* **COLLECTED MATERIAL**:
-- START --
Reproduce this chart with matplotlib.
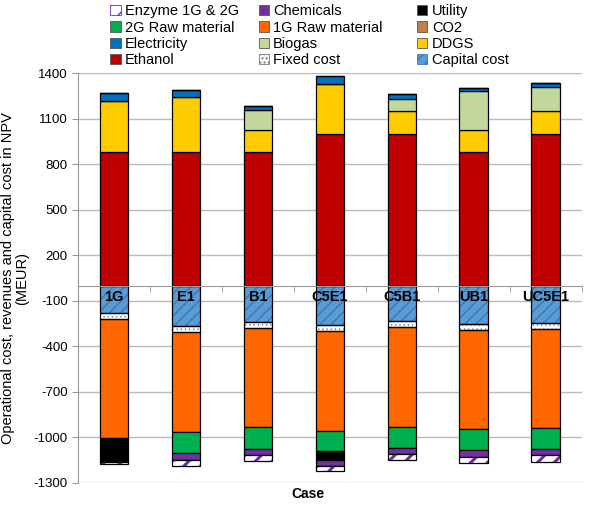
import numpy as np
import matplotlib
matplotlib.use('Agg')
from matplotlib import pyplot as plt
from matplotlib.patches import Patch

plt.rcParams['font.family'] = ['Liberation Sans', 'DejaVu Sans']
plt.rcParams['axes.unicode_minus'] = False

# values in MEUR
cases = ['1G', 'E1', 'B1', 'C5E1', 'C5B1', 'UB1', 'UC5E1']
ethanol = [880, 880, 880, 1002, 1002, 880, 1002]
ddgs = [338, 364, 149, 327, 147, 149, 149]
biogas = [0, 0, 126, 0, 81, 253, 158]
electricity = [53, 49, 30, 55, 36, 18, 27]
co2 = [0, 0, 0, 0, 0, 0, 0]
capital = [-181, -268, -240, -262, -233, -255, -244]
fixed = [-37, -40, -37, -39, -42, -40, -40]
raw1g = [-786, -657, -655, -657, -653, -652, -656]
raw2g = [0, -136, -143, -134, -140, -138, -138]
utility = [-150, 0, 0, -58, 0, 0, 0]
chemicals = [-8, -46, -39, -35, -44, -45, -40]
enzyme = [-15, -40, -44, -39, -38, -38, -45]

# (label, values, face, hatch, hatch colour, hatch width) in stacking order
series = [
    ('Capital cost', capital, '#5B9BD5', '///', '#3A78B5', 1.0),
    ('Fixed cost', fixed, 'white', '....', '#777777', 0.5),
    ('Ethanol', ethanol, '#C00000', None, None, None),
    ('DDGS', ddgs, '#FFCC00', None, None, None),
    ('Biogas', biogas, '#C3D69B', None, None, None),
    ('Electricity', electricity, '#0070C0', None, None, None),
    ('CO2', co2, '#C0804D', None, None, None),
    ('1G Raw material', raw1g, '#FF6600', None, None, None),
    ('2G Raw material', raw2g, '#00B050', None, None, None),
    ('Utility', utility, 'black', None, None, None),
    ('Chemicals', chemicals, '#7030A0', None, None, None),
    ('Enzyme 1G & 2G', enzyme, 'white', '//', '#7030A0', 2.2),
]

fig = plt.figure(figsize=(6.15, 5.05), dpi=100)
ax = fig.add_axes([0.127, 0.0436, 0.819, 0.8112])

x = np.arange(len(cases))
w = 0.40
pos = np.zeros(len(cases))
neg = np.zeros(len(cases))
handles = {}
for label, vals, face, hatch, hcol, hw in series:
    v = np.array(vals, dtype=float)
    bottom = np.where(v >= 0, pos, neg)
    if hatch:
        with plt.rc_context({'hatch.linewidth': hw}):
            ax.bar(x, v, w, bottom=bottom, color=face, hatch=hatch,
                   edgecolor=hcol, linewidth=0, zorder=2)
            handles[label] = Patch(facecolor=face, hatch=hatch, edgecolor=hcol,
                                   linewidth=0.6, label=label)
        ax.bar(x, v, w, bottom=bottom, fill=False, edgecolor='black',
               linewidth=0.9, zorder=3)
    else:
        ax.bar(x, v, w, bottom=bottom, color=face, edgecolor='black',
               linewidth=0.9, zorder=2)
        handles[label] = Patch(facecolor=face, edgecolor='#555555',
                               linewidth=0.6, label=label)
    pos = pos + np.where(v >= 0, v, 0)
    neg = neg + np.where(v < 0, v, 0)

ax.set_ylim(-1300, 1400)
ax.set_xlim(-0.5, len(cases) - 0.5)
ax.set_yticks(np.arange(-1300, 1401, 300))
ax.tick_params(axis='y', labelsize=9.5, color='#999999', length=4)
ax.yaxis.grid(True, color='#BBBBBB', linewidth=1)
ax.set_axisbelow(True)

ax.set_xticks([])
ax.set_xticks(np.arange(-0.5, len(cases), 1), minor=True)
ax.tick_params(axis='x', which='minor', length=4, color='#999999', labelbottom=False)
ax.spines['bottom'].set_position(('data', 0))
ax.spines['bottom'].set_color('#999999')
ax.spines['bottom'].set_zorder(4)
ax.spines['left'].set_color('#999999')
ax.spines['top'].set_visible(False)
ax.spines['right'].set_visible(False)

for i, c in enumerate(cases):
    ax.text(i, -28, c, ha='center', va='top', fontsize=10.5, fontweight='bold', zorder=5)

ax.set_ylabel('Operational cost, revenues and capital cost in NPV\n(MEUR)',
              fontsize=10.5, labelpad=3, linespacing=1.0)
fig.text(0.5, 0.022, 'Case', ha='center', va='center', fontsize=10, fontweight='bold')

# legend in three columns, read row by row
legend_cols = [['Enzyme 1G & 2G', '2G Raw material', 'Electricity', 'Ethanol'],
               ['Chemicals', '1G Raw material', 'Biogas', 'Fixed cost'],
               ['Utility', 'CO2', 'DDGS', 'Capital cost']]
col_x = [0.177, 0.418, 0.676]
for cx, names in zip(col_x, legend_cols):
    fig.legend([handles[k] for k in names], names, loc='upper left',
               bbox_to_anchor=(cx, 0.994), frameon=False, fontsize=10.5,
               handlelength=0.7, handleheight=0.7, handletextpad=0.3,
               labelspacing=0.15, borderaxespad=0, borderpad=0.1)

fig.savefig('out.png', dpi=100)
-- END --
* **TASK TO CARRY OUT**: Reproduce only the lines from the beginning of the data through the line that contains "plt.rcParams['axes.unicode_minus'] = False", both included, and please drop the pictures.

* **EXERCISE ANSWER**:
Reproduce this chart with matplotlib.
import numpy as np
import matplotlib
matplotlib.use('Agg')
from matplotlib import pyplot as plt
from matplotlib.patches import Patch

plt.rcParams['font.family'] = ['Liberation Sans', 'DejaVu Sans']
plt.rcParams['axes.unicode_minus'] = False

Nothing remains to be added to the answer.